Instructions to follow:
Keep only the lines of the listing that include the word "seaborn", and copy them.
━━━━━━━━━━
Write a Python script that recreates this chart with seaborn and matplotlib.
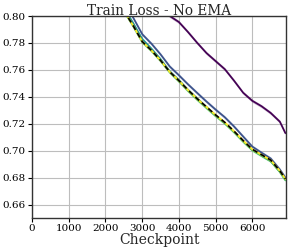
import numpy as np
import pandas as pd
import matplotlib
matplotlib.use("Agg")
import matplotlib.pyplot as plt
import seaborn as sns

checkpoints = [2500, 2750, 3000, 3250, 3500, 3750, 4000, 4250, 4500, 4750,
               5000, 5250, 5500, 5750, 6000, 6250, 6500, 6750, 6900]

loss_purple = [np.nan, np.nan, np.nan, np.nan, 0.806, 0.800, 0.7955, 0.788, 0.780, 0.7725,
               0.7665, 0.7605, 0.752, 0.743, 0.737, 0.733, 0.728, 0.7215, 0.713]
loss_blue = [0.810, 0.799, 0.7865, 0.7795, 0.7715, 0.7625, 0.756, 0.7492, 0.7428, 0.7365,
             0.7305, 0.7248, 0.718, 0.7105, 0.703, 0.6985, 0.6942, 0.686, 0.680]
loss_teal = [0.806, 0.795, 0.783, 0.7758, 0.768, 0.759, 0.7525, 0.7452, 0.7388, 0.7325,
             0.7263, 0.7205, 0.714, 0.707, 0.7005, 0.6963, 0.6922, 0.6843, 0.6782]
loss_green = [0.8035, 0.7925, 0.7805, 0.774, 0.7665, 0.758, 0.7513, 0.7442, 0.7377, 0.7316,
              0.7256, 0.7201, 0.7136, 0.7066, 0.7002, 0.6961, 0.6921, 0.6841, 0.678]
loss_yellow = [0.804, 0.793, 0.781, 0.7745, 0.767, 0.7585, 0.752, 0.745, 0.7385, 0.7325,
               0.7265, 0.721, 0.7145, 0.7075, 0.701, 0.697, 0.693, 0.685, 0.679]

series_names = ["run 1", "run 2", "run 3", "run 4", "run 5"]
series_values = [loss_purple, loss_blue, loss_teal, loss_green, loss_yellow]
band_halfwidth = [0.0012, 0.0012, 0.0008, 0.0010, 0.0008]

x_ticks = [0, 1000, 2000, 3000, 4000, 5000, 6000]
y_ticks = [0.66, 0.68, 0.70, 0.72, 0.74, 0.76, 0.78, 0.80]

colors = ["#440154", "#3b528b", "#21918c", "#5ec962", "#fde725"]

rows = []
for name, vals in zip(series_names, series_values):
    for c, v in zip(checkpoints, vals):
        rows.append({"Checkpoint": c, "loss": v, "series": name})
df = pd.DataFrame(rows)

sns.set_style("white")
plt.rcParams["font.family"] = ["DejaVu Serif"]

fig = plt.figure(figsize=(2.89, 2.52), dpi=100)
ax = fig.add_axes([0.111, 0.135, 0.879, 0.8015])

for name, vals, hw, col in zip(series_names, series_values, band_halfwidth, colors):
    v = np.array(vals, dtype=float)
    ax.fill_between(checkpoints, v - hw, v + hw, color=col, alpha=0.25, lw=0)

sns.lineplot(data=df, x="Checkpoint", y="loss", hue="series", palette=colors,
             hue_order=series_names, ax=ax, legend=False, linewidth=1.25)
sns.lineplot(x=checkpoints, y=loss_yellow, ax=ax, color="black",
             linestyle=(0, (3, 2)), linewidth=1.25)

ax.set_xlim(0, 6920)
ax.set_ylim(0.65, 0.80)
ax.set_xticks(x_ticks)
ax.set_yticks(y_ticks)
ax.set_yticklabels([f"{t:.2f}" for t in y_ticks])
ax.grid(True, color="#bdbdbd", linewidth=0.8)
ax.set_axisbelow(True)
ax.tick_params(axis="both", labelsize=7.5, length=3, width=0.8, pad=1.5,
               direction="out", bottom=True, left=True, colors="black")
for s in ax.spines.values():
    s.set_color("#333333")
    s.set_linewidth(1.0)
ax.set_title("Train Loss - No EMA", fontsize=9.8, pad=1)
ax.set_xlabel("Checkpoint", fontsize=10, labelpad=0)
ax.set_ylabel("")

fig.savefig("out.png", dpi=100)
━━━━━━━━━━
Answer to this exercise:
Write a Python script that recreates this chart with seaborn and matplotlib.
import seaborn as sns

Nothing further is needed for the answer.